Well yesterday was easy, I ate a lot less than the first day, my appetite started to get back to normal. I even went out for dinner with some friends, was asked to drink, normally I'd say yes on autopilot, but this time I thought about it and sensibly said no as I wasn't feeling strong enough.
The feeling of wanting to smoke didn't even cross my mind for the whole day, I was really tired from the time I woke up til the time I went to bed but slept really well because of it and has to be the first night in ages I've been in bed before 1am.
Today, I woke up feeling tired, but woke up earlier than I have in ages too, not feeling hungry, not grouchy. Everything's getting easier by the minute.
I have 2 days, 11 hours smoke free under my belt, saved my lungs from 3 packs of cigarettes, given myself an extra 4 hours of freetime back into my life and saved myself $2.75 in the process.
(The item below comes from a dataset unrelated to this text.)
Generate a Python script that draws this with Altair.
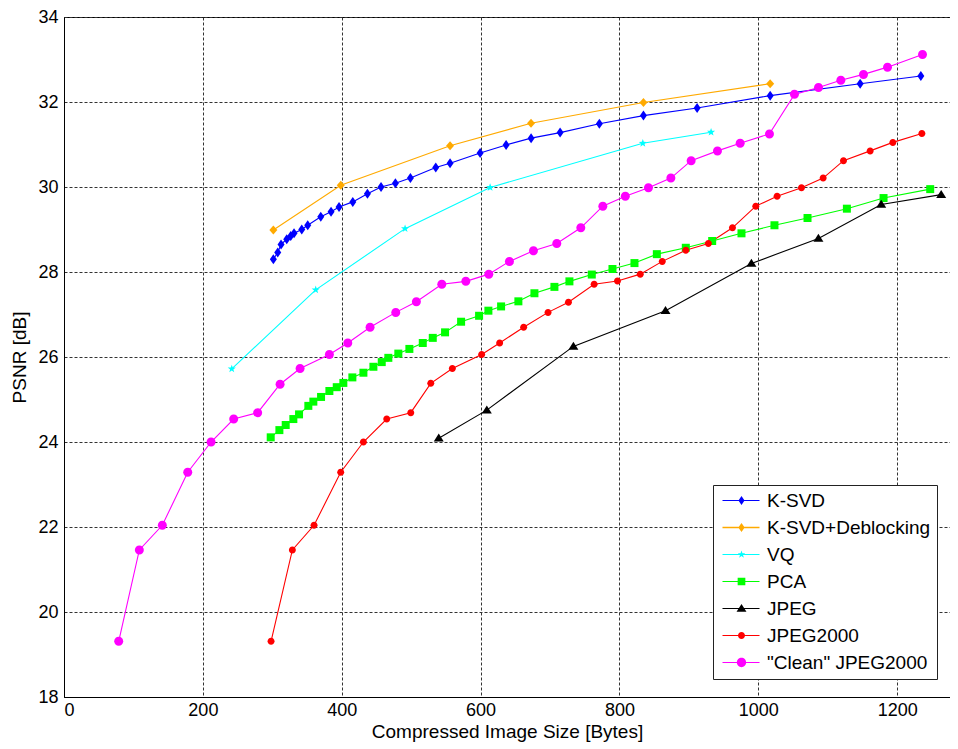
import math
import altair as alt
import pandas as pd

# ---------------- data ----------------
series_names = ["K-SVD", "K-SVD+Deblocking", "VQ", "PCA", "JPEG", "JPEG2000", '"Clean" JPEG2000']
series_colors = ["#0000ff", "#ffaa00", "#00ffff", "#00ff00", "#000000", "#ff0000", "#ff00ff"]

ksvd_x = [301.5, 307.8, 312.6, 320.8, 326.5, 331.3, 342.4, 351.0, 369.8, 384.6, 396.1, 415.9, 437.0,
          456.6, 477.3, 498.9, 535.4, 556.0, 599.3, 636.7, 672.7, 714.5, 771.0, 834.5, 911.8, 1017.0,
          1146.6, 1234.0]
ksvd_y = [28.30, 28.46, 28.65, 28.77, 28.85, 28.91, 29.00, 29.10, 29.30, 29.42, 29.53, 29.65, 29.84,
          30.00, 30.09, 30.21, 30.46, 30.56, 30.80, 30.99, 31.15, 31.28, 31.49, 31.68, 31.86, 32.15,
          32.43, 32.61]

deblock_x = [301.5, 398.6, 556.0, 672.6, 834.5, 1017.0]
deblock_y = [28.99, 30.04, 30.97, 31.50, 31.99, 32.43]

vq_x = [241.6, 362.5, 491.2, 613.7, 833.6, 931.9]
vq_y = [25.72, 27.58, 29.02, 29.99, 31.03, 31.29]

pca_x = [297.7, 310.2, 319.3, 330.3, 338.5, 351.9, 359.1, 370.2, 382.2, 392.8, 402.3, 415.3, 431.2,
         445.6, 457.6, 467.1, 481.5, 497.4, 516.7, 531.1, 548.8, 571.9, 597.8, 611.2, 629.5, 654.4,
         677.5, 706.3, 727.9, 760.1, 789.9, 821.6, 853.8, 895.5, 933.5, 975.7, 1023.2, 1070.8, 1127.5,
         1180.3, 1247.5]
pca_y = [24.11, 24.28, 24.40, 24.54, 24.65, 24.85, 24.95, 25.06, 25.20, 25.29, 25.39, 25.52, 25.63,
         25.77, 25.88, 25.98, 26.08, 26.19, 26.33, 26.45, 26.58, 26.83, 26.97, 27.09, 27.19, 27.31,
         27.50, 27.65, 27.78, 27.94, 28.07, 28.21, 28.42, 28.57, 28.73, 28.91, 29.10, 29.27, 29.49,
         29.74, 29.95]

jpeg_x = [539.7, 608.9, 733.6, 866.3, 990.0, 1086.5, 1176.9, 1263.3]
jpeg_y = [24.09, 24.75, 26.25, 27.09, 28.20, 28.79, 29.59, 29.82]

j2k_x = [298.2, 328.9, 360.1, 398.5, 431.2, 464.8, 499.4, 528.2, 559.3, 601.5, 627.4, 662.0, 697.1,
         726.5, 763.5, 797.1, 829.9, 861.6, 895.5, 928.0, 962.7, 996.3, 1027.0, 1062.1, 1093.3,
         1122.6, 1161.0, 1193.7, 1235.5]
j2k_y = [19.31, 21.46, 22.04, 23.29, 24.00, 24.54, 24.69, 25.38, 25.73, 26.06, 26.33, 26.70, 27.05,
         27.29, 27.71, 27.79, 27.95, 28.25, 28.51, 28.67, 29.04, 29.55, 29.78, 29.98, 30.21, 30.62,
         30.85, 31.05, 31.26]

clean_x = [78.8, 108.5, 141.6, 178.2, 211.8, 244.4, 278.9, 311.2, 340.0, 382.2, 408.7, 440.8, 477.8,
           507.5, 544.1, 578.7, 611.8, 641.5, 676.1, 709.7, 744.3, 776.0, 808.4, 841.7, 874.0, 903.2,
           941.1, 973.8, 1016.0, 1052.0, 1086.6, 1118.8, 1151.4, 1186.0, 1236.4]
clean_y = [19.31, 21.46, 22.04, 23.29, 24.00, 24.54, 24.69, 25.36, 25.73, 26.06, 26.33, 26.70, 27.05,
           27.30, 27.71, 27.78, 27.95, 28.25, 28.50, 28.67, 29.04, 29.55, 29.78, 29.98, 30.21, 30.62,
           30.85, 31.03, 31.25, 32.18, 32.34, 32.51, 32.65, 32.82, 33.12]

x_ticks = [0, 200, 400, 600, 800, 1000, 1200]
y_ticks = [18, 20, 22, 24, 26, 28, 30, 32, 34]

all_x = [ksvd_x, deblock_x, vq_x, pca_x, jpeg_x, j2k_x, clean_x]
all_y = [ksvd_y, deblock_y, vq_y, pca_y, jpeg_y, j2k_y, clean_y]

rows = []
for name, xs, ys in zip(series_names, all_x, all_y):
    for i, (xv, yv) in enumerate(zip(xs, ys)):
        rows.append({"series": name, "x": xv, "y": yv, "i": i})
df = pd.DataFrame(rows)
legend_df = pd.DataFrame({"series": series_names})


# ---------------- marker shapes (unit paths) ----------------
def diamond(hw, hh, cx=0.0):
    return f"M{cx:.3f},{-hh:.3f}L{cx + hw:.3f},0L{cx:.3f},{hh:.3f}L{cx - hw:.3f},0Z"


def square(h, cx=0.0):
    return f"M{cx - h:.3f},{-h:.3f}H{cx + h:.3f}V{h:.3f}H{cx - h:.3f}Z"


def triangle(hw, up, down, cx=0.0):
    return f"M{cx:.3f},{-up:.3f}L{cx + hw:.3f},{down:.3f}L{cx - hw:.3f},{down:.3f}Z"


def circle(r, cx=0.0):
    return (f"M{cx - r:.3f},0A{r:.3f},{r:.3f} 0 1 1 {cx + r:.3f},0"
            f"A{r:.3f},{r:.3f} 0 1 1 {cx - r:.3f},0Z")


def star(ro, ri, cx=0.0):
    pts = []
    for k in range(10):
        a = -math.pi / 2 + k * math.pi / 5
        r = ro if k % 2 == 0 else ri
        pts.append((cx + r * math.cos(a), r * math.sin(a)))
    return "M" + "L".join(f"{px:.3f},{py:.3f}" for px, py in pts) + "Z"


# chart markers (size 100 -> 5 px per unit)
chart_shapes = [
    diamond(0.7, 1.0),
    diamond(0.8, 0.9),
    star(0.85, 0.34),
    square(0.8),
    triangle(1.0, 0.95, 0.65),
    circle(0.7),
    circle(0.9),
]


# legend symbols: line segment + marker (size 256 -> 8 px per unit)
def seg(t=0.0625):
    return f"M-0.75,{-t:.4f}H3.875V{t:.4f}H-0.75Z"


mc = 1.625
legend_shapes = [
    seg() + diamond(0.38, 0.56, mc),
    seg(0.1) + diamond(0.4, 0.56, mc),
    seg() + star(0.5, 0.2, mc),
    seg() + square(0.48, mc),
    seg() + triangle(0.62, 0.56, 0.42, mc),
    seg() + circle(0.44, mc),
    seg() + circle(0.58, mc),
]

FONT = "Liberation Sans"

x_enc = alt.X("x:Q", scale=alt.Scale(domain=[0, 1276], nice=False, zero=False),
              axis=alt.Axis(values=x_ticks, title="Compressed Image Size [Bytes]", format="d",
                            labelPadding=4, titlePadding=3))
y_enc = alt.Y("y:Q", scale=alt.Scale(domain=[18, 34], nice=False, zero=False),
              axis=alt.Axis(values=y_ticks, title="PSNR [dB]", format="d",
                            labelPadding=6, titlePadding=8))

color_scale = alt.Scale(domain=series_names, range=series_colors)

lines = alt.Chart(df).mark_line(strokeWidth=1.1).encode(
    x=x_enc, y=y_enc,
    color=alt.Color("series:N", scale=color_scale, legend=None),
    order="i:Q",
)

points = alt.Chart(df).mark_point(filled=True, size=100, opacity=1).encode(
    x=x_enc, y=y_enc,
    color=alt.Color("series:N", scale=color_scale, legend=None),
    shape=alt.Shape("series:N", scale=alt.Scale(domain=series_names, range=chart_shapes), legend=None),
)

leg_params = dict(
    orient="none", legendX=649, legendY=468, title=None, padding=6,
    fillColor="white", strokeColor="#222222", symbolSize=256, symbolStrokeWidth=0,
    symbolOpacity=1, labelFontSize=19, labelFont=FONT, labelColor="black",
    labelOffset=29, rowPadding=7, labelLimit=400,
)

legend_layer = alt.Chart(legend_df).mark_point(filled=True, size=256, opacity=0).encode(
    color=alt.Color("series:N", scale=color_scale, legend=alt.Legend(**leg_params)),
    shape=alt.Shape("series:N", scale=alt.Scale(domain=series_names, range=legend_shapes),
                    legend=alt.Legend(**leg_params)),
)

chart = (
    alt.layer(lines, points, legend_layer)
    .resolve_scale(color="independent", shape="independent")
    .properties(
        width=886, height=680,
        padding={"left": 56, "top": 9, "right": 0, "bottom": 45},
        autosize=alt.AutoSizeParams(type="none"),
        background="white",
    )
    .configure_view(stroke="black", strokeWidth=1)
    .configure_axis(
        labelFont=FONT, titleFont=FONT, labelFontSize=18, titleFontSize=19,
        titleFontWeight="normal", labelColor="black", titleColor="black",
        domainColor="black", domainWidth=1, ticks=False, tickSize=0,
        grid=True, gridColor="#333333", gridDash=[3, 2], gridWidth=1, gridOpacity=1,
    )
)

chart.save("out.html", embed_options={"renderer": "svg", "actions": False})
Hopefully there are some people on Day 1 or Day 2 reading this like I was a couple of days ago, then you can see that however hard you find it, it does get easier as each hour goes by.
Some people tell you you shouldn't count the hours/days, better to just forget that you were ever a smoker. I disagree, I think you should count, and be proud of every little achievement you make in giving up. When you don't need it anymore you will eventually learn to forget the counting all by yourself.
I've been using a freeware program for the computer which just tells you all the information I write down in my emails, time since giving up, cigarettes not smoked and money saved, without having to work it all out every few minutes.
If you want it, here's the link: mwilden.com/QuitTime/index....
If that doesn't work, use this: cid-14e9f14589e0c376.skydri...
Someone was asking about a hypnosis cd too, I can recommend Susuan Hepburn: Stop Smoking In One Hour, it works if you want it too.
Now I don't have smoking to worry about anymore, need to start working on the 5kg I put on since Day 1 haha, it was well worth it though.